The trail runs through mature sugar maple forest. Although you're surrounded by the campus and busy roads, the trail feels pretty wild and remote. Hard to believe you plugged a parking meter to ski here!

How to get there:
From I-35, head up from the 21st Ave. E. exit to Woodland Avenue. Turn right on Woodland. Take St. Marie Street from Woodland Avenue in eastern Duluth to the Bagley Nature Center parking lot near the Oakland Apartments. The right lot is labeled "Lot T2".

Monday, January 3, 2011

Hard-to-get North Shore photography book

One of the better North Shore photography books I've seen in a long time is also very hard to get. Maybe that's the marketing strategy: demand is driven by scarcity. 

Layne Kennedy's 2009 book, 47° North: Grand Marais and Beyond, features photographs of the Grand Marais area. Unlike most North Shore photography books, this one features more people than scenery. And Grand Marais has some wonderfully scenic events. Like the dragon boat festival and the summer solstice celebration, both captured lovingly here.

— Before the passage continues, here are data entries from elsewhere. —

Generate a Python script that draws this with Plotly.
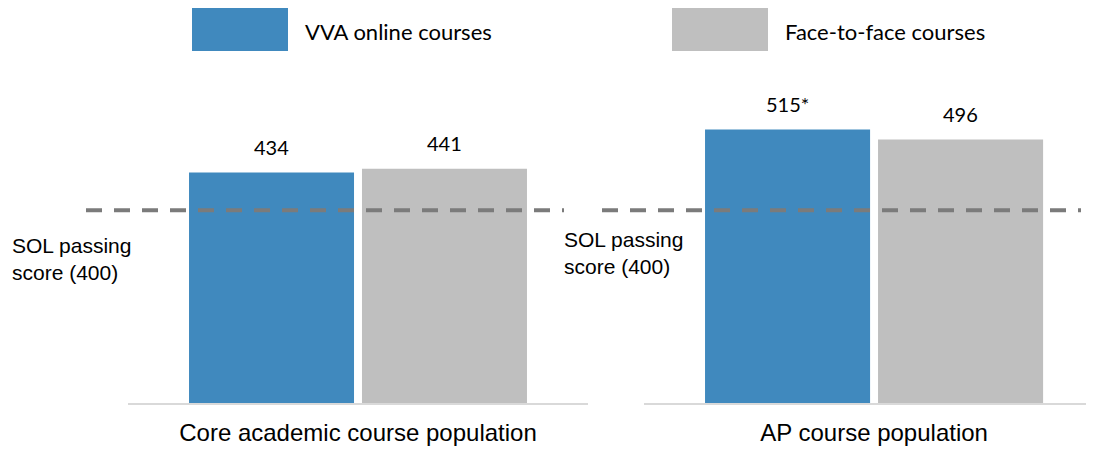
import plotly.graph_objects as go

# data
categories = ["Core academic course population", "AP course population"]
series_names = ["VVA online courses", "Face-to-face courses"]
online_scores = [434, 515]
f2f_scores = [441, 496]
online_flags = ["", "*"]   # * = significant difference
f2f_flags = ["", ""]
sol_label = "SOL passing<br>score (400)"
sol_line_value = 363       # where the dashed line is drawn on the bar scale

BLUE = "#4089BE"
GRAY = "#BFBFBF"
DASH = "#7B7B7B"

# page body has an 8px margin, so the figure is a bit smaller than the window
OFF = 8
W, H = 1094 - OFF, 449 - OFF
MT, MB = 52, 46


def paper_x(px):
    # px = pixel column in the window
    return (px - OFF) / W


def paper_y(py):
    return (H - MB - (py - OFF)) / (H - MT - MB)


fig = go.Figure()

axes = [("x", "y"), ("x2", "y2")]
for i, (xa, ya) in enumerate(axes):
    fig.add_trace(go.Bar(
        x=[categories[i]], y=[online_scores[i]], xaxis=xa, yaxis=ya,
        marker=dict(color=BLUE, line=dict(width=0)), name=series_names[0],
        showlegend=False, hoverinfo="skip"))
    fig.add_trace(go.Bar(
        x=[categories[i]], y=[f2f_scores[i]], xaxis=xa, yaxis=ya,
        marker=dict(color=GRAY, line=dict(width=0)), name=series_names[1],
        showlegend=False, hoverinfo="skip"))

    # value labels above the bars
    for vals, flags, shift in [(online_scores, online_flags, -86.5),
                               (f2f_scores, f2f_flags, 86.5)]:
        fig.add_annotation(
            x=categories[i], y=vals[i], xref=xa, yref=ya,
            text=f"{vals[i]}{flags[i]}", showarrow=False,
            xshift=shift, yshift=26, yanchor="middle",
            font=dict(family="Lato", size=20, color="#000000"))

# dashed passing-score lines
dash_spans = [(86, 564, "y"), (602, 1081, "y2")]
for x0, x1, yr in dash_spans:
    fig.add_shape(type="line", xref="paper", yref=yr,
                  x0=paper_x(x0), x1=paper_x(x1),
                  y0=sol_line_value, y1=sol_line_value,
                  line=dict(color=DASH, width=4, dash="16px,12px"))

# passing-score labels
for px, yr, ysh in [(10, "y", -22), (562, "y2", -16)]:
    fig.add_annotation(x=paper_x(px), y=sol_line_value, xref="paper", yref=yr,
                       xanchor="left", yanchor="top", yshift=ysh,
                       text=sol_label, showarrow=False, align="left",
                       font=dict(family="Liberation Sans", size=21, color="#000000"))

# legend drawn by hand (large swatches)
legend_items = [(192, 288, BLUE, series_names[0], 303),
                (672, 768, GRAY, series_names[1], 783)]
for x0, x1, col, name, tx in legend_items:
    fig.add_shape(type="rect", xref="paper", yref="paper",
                  x0=paper_x(x0), x1=paper_x(x1), y0=paper_y(51), y1=paper_y(8),
                  fillcolor=col, line=dict(width=0))
    fig.add_annotation(x=paper_x(tx), y=paper_y(31), xref="paper", yref="paper",
                       xanchor="left", yanchor="middle", text=name, showarrow=False,
                       font=dict(family="Lato", size=22, color="#000000"))

y_top = (H - MT - MB) / 0.531
xcommon = dict(showline=True, linecolor="#D9D9D9", linewidth=2, showgrid=False,
               zeroline=False, ticks="outside", ticklen=7, tickcolor="rgba(0,0,0,0)",
               tickfont=dict(family="Liberation Sans", size=24, color="#000000"),
               fixedrange=True)
ycommon = dict(visible=False, range=[0, y_top], showgrid=False, zeroline=False,
               fixedrange=True)

fig.update_layout(
    width=W, height=H,
    margin=dict(l=0, r=0, t=MT, b=MB),
    paper_bgcolor="white", plot_bgcolor="white",
    barmode="group", bargap=0.248, bargroupgap=0.046,
    xaxis=dict(domain=[paper_x(128), paper_x(588)], range=[-0.5, 0.5], anchor="y", **xcommon),
    xaxis2=dict(domain=[paper_x(644), 1.0], range=[-0.5, 0.478], anchor="y2", **xcommon),
    yaxis=dict(anchor="x", **ycommon),
    yaxis2=dict(anchor="x2", **ycommon),
)

fig.write_html("out.html")
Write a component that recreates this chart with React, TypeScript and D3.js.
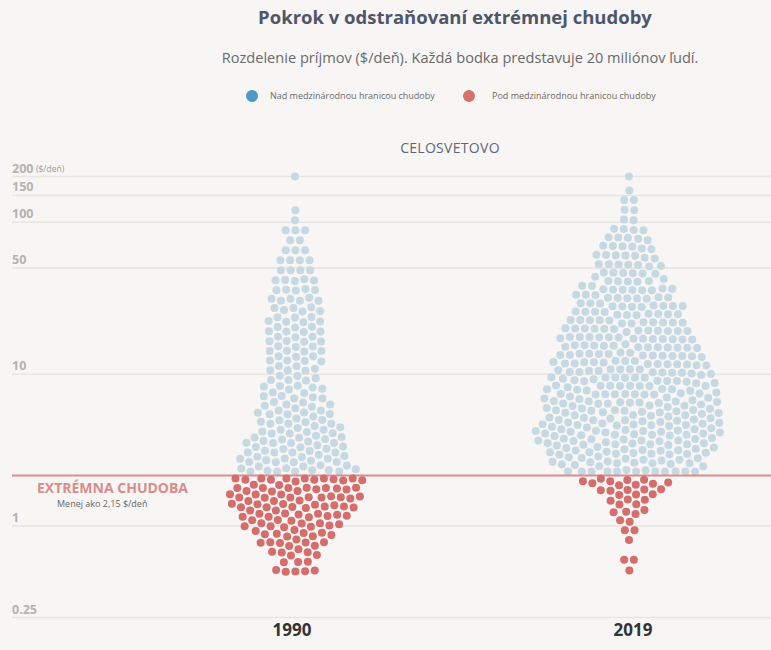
import React, { useMemo } from 'react';
import * as d3 from 'd3';

const years = ['1990', '2019'];
// income levels ($/day) of the dot bands above the poverty line
const aboveLevels = [200, 162, 140, 120, 103, 88.6, 76.2, 65.4, 56.2, 48.3, 41.5, 35.7, 30.7, 26.4, 22.7, 19.5, 16.7, 14.4, 12.4, 10.6, 9.13, 7.85, 6.74, 5.8, 4.98, 4.28, 3.68, 3.16, 2.72, 2.34];
const above1990 = [1, 0, 0, 1, 1, 3, 2, 3, 4, 4, 5, 5, 6, 6, 7, 7, 7, 7, 7, 6, 6, 7, 7, 8, 9, 10, 12, 13, 14, 17];
const above2019 = [1, 1, 2, 2, 2, 4, 5, 6, 7, 8, 9, 10, 11, 12, 13, 14, 16, 17, 19, 20, 21, 22, 23, 24, 25, 25, 24, 21, 17, 12];
// income levels below the poverty line
const belowLevels = [2.01, 1.73, 1.48, 1.27, 1.09, 0.94, 0.81, 0.695, 0.6, 0.51];
const below1990 = [18, 21, 16, 13, 12, 9, 6, 6, 3, 5];
const below2019 = [10, 8, 5, 4, 2, 2, 1, 0, 2, 1];
const tickValues = [200, 150, 100, 50, 10, 1, 0.25];
const tickLabels = ['200', '150', '100', '50', '10', '1', '0.25'];
const povertyLine = 2.15;

const W = 771;
const H = 650;
const FONT = '"Open Sans", "Noto Sans", sans-serif';
const BLUE = '#c6d9e3';
const RED = '#d46d6b';

type Node = { v: number; below: boolean; x: number; y: number };

export default function App() {
  const y = d3.scaleLog().domain([0.25, 200]).range([617.5, 176.5]);
  const x = d3.scalePoint<string>().domain(years).range([295, 629]);
  const lineY = y(povertyLine);

  const swarms = useMemo(() => {
    const series = [
      { year: '1990', above: above1990, below: below1990 },
      { year: '2019', above: above2019, below: below2019 },
    ];
    return series.map((s) => {
      const cx = x(s.year) as number;
      const nodes: Node[] = [];
      const add = (levels: number[], counts: number[], below: boolean) => {
        levels.forEach((v, li) => {
          const n = counts[li];
          for (let j = 0; j < n; j++) {
            nodes.push({ v, below, x: cx + (j - (n - 1) / 2) * 7 + (li % 2) * 3, y: y(v) + ((j * 7) % 5 - 2) * 2 });
          }
        });
      };
      add(aboveLevels, s.above, false);
      add(belowLevels, s.below, true);
      const sim = d3
        .forceSimulation(nodes as any)
        .force('x', d3.forceX(cx).strength(0.03))
        .force('y', d3.forceY((d: any) => y(d.v)).strength(0.3))
        .force('c', d3.forceCollide(4.85).iterations(2))
        .stop();
      for (let i = 0; i < 300; i++) {
        sim.tick();
        nodes.forEach((n) => {
          if (n.below) {
            if (n.y < lineY + 3) n.y = lineY + 3;
          } else if (n.y > lineY - 4) n.y = lineY - 4;
        });
      }
      return { year: s.year, nodes };
    });
  }, []);

  return (
    <svg width={W} height={H} style={{ position: 'absolute', left: 0, top: 0, background: '#f7f6f4' }} fontFamily={FONT}>
      <rect width={W} height={H} fill="#f7f6f4" />
      <text x={455} y={24} textAnchor="middle" fontSize={18.5} fontWeight={700} fill="#50566a">
        Pokrok v odstraňovaní extrémnej chudoby
      </text>
      <text x={460} y={63} textAnchor="middle" fontSize={14.6} fill="#6a6a6a">
        Rozdelenie príjmov ($/deň). Každá bodka predstavuje 20 miliónov ľudí.
      </text>
      <circle cx={252} cy={96} r={6} fill="#4d98c5" />
      <text x={270} y={99} fontSize={9} fill="#6a6a6a">Nad medzinárodnou hranicou chudoby</text>
      <circle cx={469} cy={96} r={6} fill="#d8716d" />
      <text x={492} y={99} fontSize={9} fill="#6a6a6a">Pod medzinárodnou hranicou chudoby</text>

      <text x={450} y={153} textAnchor="middle" fontSize={14} fill="#5f6678" letterSpacing={0.3}>
        CELOSVETOVO
      </text>

      {tickValues.map((t, i) => (
        <g key={t}>
          <line x1={12} x2={W} y1={y(t)} y2={y(t)} stroke="#e7e5e2" strokeWidth={1.5} />
          <text x={12} y={y(t) - 4} fontSize={12.5} fontWeight={700} fill="#b3b3b3">
            {tickLabels[i]}
          </text>
        </g>
      ))}
      <text x={36} y={y(200) - 4.5} fontSize={8.5} fill="#9a9a9a">($/deň)</text>

      {swarms.map((s) =>
        s.nodes
          .filter((n) => !n.below)
          .map((n, i) => <circle key={s.year + 'a' + i} cx={n.x} cy={n.y} r={4} fill={BLUE} />)
      )}
      <line x1={12} x2={W} y1={lineY} y2={lineY} stroke="#dc8c8b" strokeWidth={2} />
      {swarms.map((s) =>
        s.nodes
          .filter((n) => n.below)
          .map((n, i) => <circle key={s.year + 'b' + i} cx={n.x} cy={n.y} r={4} fill={RED} />)
      )}

      <text x={37} y={493} fontSize={14} fontWeight={700} fill="#d98c8a">EXTRÉMNA CHUDOBA</text>
      <text x={57} y={507} fontSize={9} fill="#666">Menej ako 2,15 $/deň</text>

      {years.map((yr) => (
        <text key={yr} x={(x(yr) as number) + (yr === '1990' ? -3 : 4)} y={636} textAnchor="middle" fontSize={17} fontWeight={700} fill="#333">
          {yr}
        </text>
      ))}
    </svg>
  );
}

North Shore residents can be quirky, and this book captures that. Where else would a woman have a photo of her and her fish catch on her tombstone? Or would teenagers line up to jump into bone-chilling Lake Superior on the breakwall?

I'm not a photographer or a photo critic. But I can say that the photos do a great job capturing the spirit and beauty of the wild northern half of the Minnesota North Shore. Occasional quotes from real photographers and critics broaden Kennedy's message.

Here's the kicker: this book is not available in the stores, as far as I've ever seen. I picked up my copy at the Duluth Public Library (Call number 917.763 K384f). It is also available through . So if you want this book, you need to work a bit to get it.

I have one small bone to pick. 47° North is supposed to refer to the latitude of Grand Marais. Turns out 47 degrees north latitude is just about exactly Two Harbors. But who would title a book 47° 45' North ? I'm just hoping Mr. Kennedy comes out with a sequel featuring equally scenic, almost-as-funky Two Harbors.

Sunday, January 2, 2011

Resolve to explore the shore

Need a fun resolution for the New Year? How about resolving to take a new North Shore adventure? Resolve to hike or ski or paddle somewhere you haven't been.

There are so many great trails on the North Shore, for hiking, skiing, even for paddling. After twenty-five years of exploring the North Shore, I still haven't done it all.  Here are a few things I RESOLVE to do in 2011.

I resolve to ski the whole Picnic Loop in one outing. The Picnic Loop runs through the heart of the amazinging terrific Sugarbush trail system, and is either 23 or 25 kilometers long depending on where you start. Back before skate skiing and machine trail grooming, it would take the average skier half a day to do the loop, requiring a picnic lunch. 

The map above is from our fine book, Skiing the North Shore. Nowadays skate skiers do the 24 kilometer loop in under two hours, putting the whole "picnic" concept aside. But as a pokey classic skier, I'll need at least four hours to do the loop, complete with the "classic" lunch break.

This summer, I resolve to paddle my sea kayak on the North Shore three times. I've kayaked the Apostle Islands, Pukaskwa National Park, and Nipigon Bay, but for the last eight years my sea kayak has sat in the back yard gathering spiders and sand. I need to take it out again. It's too late to paddle through the sea arch at Tettegouche, but that rugged shoreline will be one of my day trips, for sure. 

The Lake Superior Water Trail runs from Duluth to Grand Marais and beyond, using a combination of public access points and designated campsites. The Minnesota DNR is the best source of information about paddling on the North Shore; be sure to check out their excellent maps

What are your North Shore resolutions??

Thanks to the bloggers at the Salt Lake Tribune for this idea...and good luck to them!